[Source excerpt]:

####

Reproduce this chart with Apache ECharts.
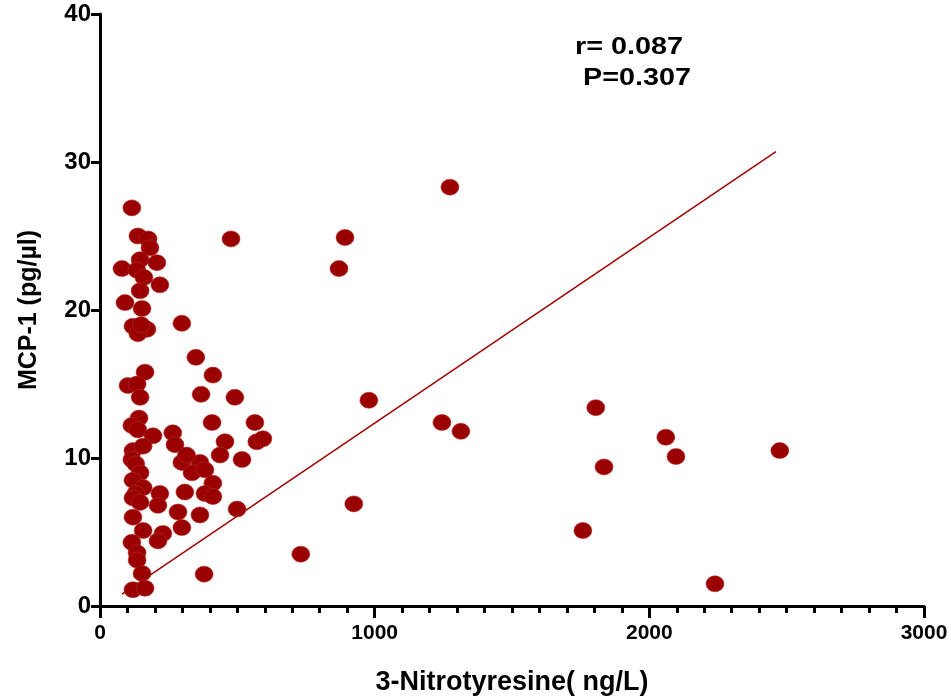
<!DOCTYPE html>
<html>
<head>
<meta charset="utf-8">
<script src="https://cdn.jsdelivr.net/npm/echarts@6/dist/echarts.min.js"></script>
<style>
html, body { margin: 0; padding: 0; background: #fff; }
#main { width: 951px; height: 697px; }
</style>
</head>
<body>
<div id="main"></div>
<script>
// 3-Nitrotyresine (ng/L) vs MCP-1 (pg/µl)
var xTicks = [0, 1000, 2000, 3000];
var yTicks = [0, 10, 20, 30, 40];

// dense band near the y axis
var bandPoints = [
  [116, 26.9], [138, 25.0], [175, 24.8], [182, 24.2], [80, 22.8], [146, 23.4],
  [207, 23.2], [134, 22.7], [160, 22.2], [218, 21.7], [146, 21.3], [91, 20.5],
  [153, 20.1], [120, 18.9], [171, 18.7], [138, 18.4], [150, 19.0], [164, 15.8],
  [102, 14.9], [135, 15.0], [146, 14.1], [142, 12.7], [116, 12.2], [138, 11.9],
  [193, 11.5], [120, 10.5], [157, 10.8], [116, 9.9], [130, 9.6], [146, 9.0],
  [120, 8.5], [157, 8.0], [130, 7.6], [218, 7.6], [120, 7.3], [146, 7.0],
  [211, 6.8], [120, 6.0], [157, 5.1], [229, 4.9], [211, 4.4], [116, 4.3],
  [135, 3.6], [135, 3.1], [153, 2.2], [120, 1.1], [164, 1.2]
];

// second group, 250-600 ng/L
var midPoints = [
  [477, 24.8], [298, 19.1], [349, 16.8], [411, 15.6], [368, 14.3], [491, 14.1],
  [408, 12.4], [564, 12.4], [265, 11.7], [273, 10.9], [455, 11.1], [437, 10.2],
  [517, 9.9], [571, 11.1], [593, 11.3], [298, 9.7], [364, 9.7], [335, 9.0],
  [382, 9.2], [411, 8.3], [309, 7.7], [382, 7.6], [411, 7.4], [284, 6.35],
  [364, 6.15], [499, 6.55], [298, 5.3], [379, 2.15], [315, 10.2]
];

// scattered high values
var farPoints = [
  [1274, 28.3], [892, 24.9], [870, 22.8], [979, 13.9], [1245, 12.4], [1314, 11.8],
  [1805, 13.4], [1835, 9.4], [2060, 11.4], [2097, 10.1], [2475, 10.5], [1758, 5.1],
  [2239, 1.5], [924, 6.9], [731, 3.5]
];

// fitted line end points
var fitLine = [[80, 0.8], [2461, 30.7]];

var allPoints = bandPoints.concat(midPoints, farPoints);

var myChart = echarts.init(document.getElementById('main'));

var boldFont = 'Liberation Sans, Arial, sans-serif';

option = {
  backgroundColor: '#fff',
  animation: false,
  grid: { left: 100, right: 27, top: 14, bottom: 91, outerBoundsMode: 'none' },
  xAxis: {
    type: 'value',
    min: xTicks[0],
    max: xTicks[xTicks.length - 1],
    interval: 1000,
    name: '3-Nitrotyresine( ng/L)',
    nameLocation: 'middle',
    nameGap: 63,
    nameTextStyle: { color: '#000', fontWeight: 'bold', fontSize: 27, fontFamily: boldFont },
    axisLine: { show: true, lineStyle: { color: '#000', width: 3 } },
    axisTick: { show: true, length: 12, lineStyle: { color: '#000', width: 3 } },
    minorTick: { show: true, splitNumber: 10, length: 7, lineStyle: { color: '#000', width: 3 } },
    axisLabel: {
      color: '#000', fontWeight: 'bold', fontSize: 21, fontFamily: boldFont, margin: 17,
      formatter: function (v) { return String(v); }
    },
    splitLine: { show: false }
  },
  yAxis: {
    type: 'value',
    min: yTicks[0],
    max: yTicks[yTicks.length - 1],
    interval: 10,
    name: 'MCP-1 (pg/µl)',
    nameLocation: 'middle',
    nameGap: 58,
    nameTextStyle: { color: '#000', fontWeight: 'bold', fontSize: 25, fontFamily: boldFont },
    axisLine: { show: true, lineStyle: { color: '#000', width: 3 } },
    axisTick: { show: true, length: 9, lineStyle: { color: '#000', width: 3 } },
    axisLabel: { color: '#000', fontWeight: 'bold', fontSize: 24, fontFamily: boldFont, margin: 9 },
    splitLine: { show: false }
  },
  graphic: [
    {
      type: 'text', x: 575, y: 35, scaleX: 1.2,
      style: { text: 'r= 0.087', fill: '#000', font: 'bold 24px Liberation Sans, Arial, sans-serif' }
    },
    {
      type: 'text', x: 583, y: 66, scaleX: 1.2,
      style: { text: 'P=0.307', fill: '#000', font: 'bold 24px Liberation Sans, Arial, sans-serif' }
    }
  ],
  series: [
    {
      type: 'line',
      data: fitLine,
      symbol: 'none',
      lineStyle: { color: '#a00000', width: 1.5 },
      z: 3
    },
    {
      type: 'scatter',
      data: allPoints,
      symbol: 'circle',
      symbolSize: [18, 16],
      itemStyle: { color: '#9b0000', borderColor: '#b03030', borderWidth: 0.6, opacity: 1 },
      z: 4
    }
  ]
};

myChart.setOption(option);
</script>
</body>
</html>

####

[Aim]: Output the material word for word, omitting its pictures.

[Correct output]:
Reproduce this chart with Apache ECharts.
<!DOCTYPE html>
<html>
<head>
<meta charset="utf-8">
<script src="https://cdn.jsdelivr.net/npm/echarts@6/dist/echarts.min.js"></script>
<style>
html, body { margin: 0; padding: 0; background: #fff; }
#main { width: 951px; height: 697px; }
</style>
</head>
<body>
<div id="main"></div>
<script>
// 3-Nitrotyresine (ng/L) vs MCP-1 (pg/µl)
var xTicks = [0, 1000, 2000, 3000];
var yTicks = [0, 10, 20, 30, 40];

// dense band near the y axis
var bandPoints = [
  [116, 26.9], [138, 25.0], [175, 24.8], [182, 24.2], [80, 22.8], [146, 23.4],
  [207, 23.2], [134, 22.7], [160, 22.2], [218, 21.7], [146, 21.3], [91, 20.5],
  [153, 20.1], [120, 18.9], [171, 18.7], [138, 18.4], [150, 19.0], [164, 15.8],
  [102, 14.9], [135, 15.0], [146, 14.1], [142, 12.7], [116, 12.2], [138, 11.9],
  [193, 11.5], [120, 10.5], [157, 10.8], [116, 9.9], [130, 9.6], [146, 9.0],
  [120, 8.5], [157, 8.0], [130, 7.6], [218, 7.6], [120, 7.3], [146, 7.0],
  [211, 6.8], [120, 6.0], [157, 5.1], [229, 4.9], [211, 4.4], [116, 4.3],
  [135, 3.6], [135, 3.1], [153, 2.2], [120, 1.1], [164, 1.2]
];

// second group, 250-600 ng/L
var midPoints = [
  [477, 24.8], [298, 19.1], [349, 16.8], [411, 15.6], [368, 14.3], [491, 14.1],
  [408, 12.4], [564, 12.4], [265, 11.7], [273, 10.9], [455, 11.1], [437, 10.2],
  [517, 9.9], [571, 11.1], [593, 11.3], [298, 9.7], [364, 9.7], [335, 9.0],
  [382, 9.2], [411, 8.3], [309, 7.7], [382, 7.6], [411, 7.4], [284, 6.35],
  [364, 6.15], [499, 6.55], [298, 5.3], [379, 2.15], [315, 10.2]
];

// scattered high values
var farPoints = [
  [1274, 28.3], [892, 24.9], [870, 22.8], [979, 13.9], [1245, 12.4], [1314, 11.8],
  [1805, 13.4], [1835, 9.4], [2060, 11.4], [2097, 10.1], [2475, 10.5], [1758, 5.1],
  [2239, 1.5], [924, 6.9], [731, 3.5]
];

// fitted line end points
var fitLine = [[80, 0.8], [2461, 30.7]];

var allPoints = bandPoints.concat(midPoints, farPoints);

var myChart = echarts.init(document.getElementById('main'));

var boldFont = 'Liberation Sans, Arial, sans-serif';

option = {
  backgroundColor: '#fff',
  animation: false,
  grid: { left: 100, right: 27, top: 14, bottom: 91, outerBoundsMode: 'none' },
  xAxis: {
    type: 'value',
    min: xTicks[0],
    max: xTicks[xTicks.length - 1],
    interval: 1000,
    name: '3-Nitrotyresine( ng/L)',
    nameLocation: 'middle',
    nameGap: 63,
    nameTextStyle: { color: '#000', fontWeight: 'bold', fontSize: 27, fontFamily: boldFont },
    axisLine: { show: true, lineStyle: { color: '#000', width: 3 } },
    axisTick: { show: true, length: 12, lineStyle: { color: '#000', width: 3 } },
    minorTick: { show: true, splitNumber: 10, length: 7, lineStyle: { color: '#000', width: 3 } },
    axisLabel: {
      color: '#000', fontWeight: 'bold', fontSize: 21, fontFamily: boldFont, margin: 17,
      formatter: function (v) { return String(v); }
    },
    splitLine: { show: false }
  },
  yAxis: {
    type: 'value',
    min: yTicks[0],
    max: yTicks[yTicks.length - 1],
    interval: 10,
    name: 'MCP-1 (pg/µl)',
    nameLocation: 'middle',
    nameGap: 58,
    nameTextStyle: { color: '#000', fontWeight: 'bold', fontSize: 25, fontFamily: boldFont },
    axisLine: { show: true, lineStyle: { color: '#000', width: 3 } },
    axisTick: { show: true, length: 9, lineStyle: { color: '#000', width: 3 } },
    axisLabel: { color: '#000', fontWeight: 'bold', fontSize: 24, fontFamily: boldFont, margin: 9 },
    splitLine: { show: false }
  },
  graphic: [
    {
      type: 'text', x: 575, y: 35, scaleX: 1.2,
      style: { text: 'r= 0.087', fill: '#000', font: 'bold 24px Liberation Sans, Arial, sans-serif' }
    },
    {
      type: 'text', x: 583, y: 66, scaleX: 1.2,
      style: { text: 'P=0.307', fill: '#000', font: 'bold 24px Liberation Sans, Arial, sans-serif' }
    }
  ],
  series: [
    {
      type: 'line',
      data: fitLine,
      symbol: 'none',
      lineStyle: { color: '#a00000', width: 1.5 },
      z: 3
    },
    {
      type: 'scatter',
      data: allPoints,
      symbol: 'circle',
      symbolSize: [18, 16],
      itemStyle: { color: '#9b0000', borderColor: '#b03030', borderWidth: 0.6, opacity: 1 },
      z: 4
    }
  ]
};

myChart.setOption(option);
</script>
</body>
</html>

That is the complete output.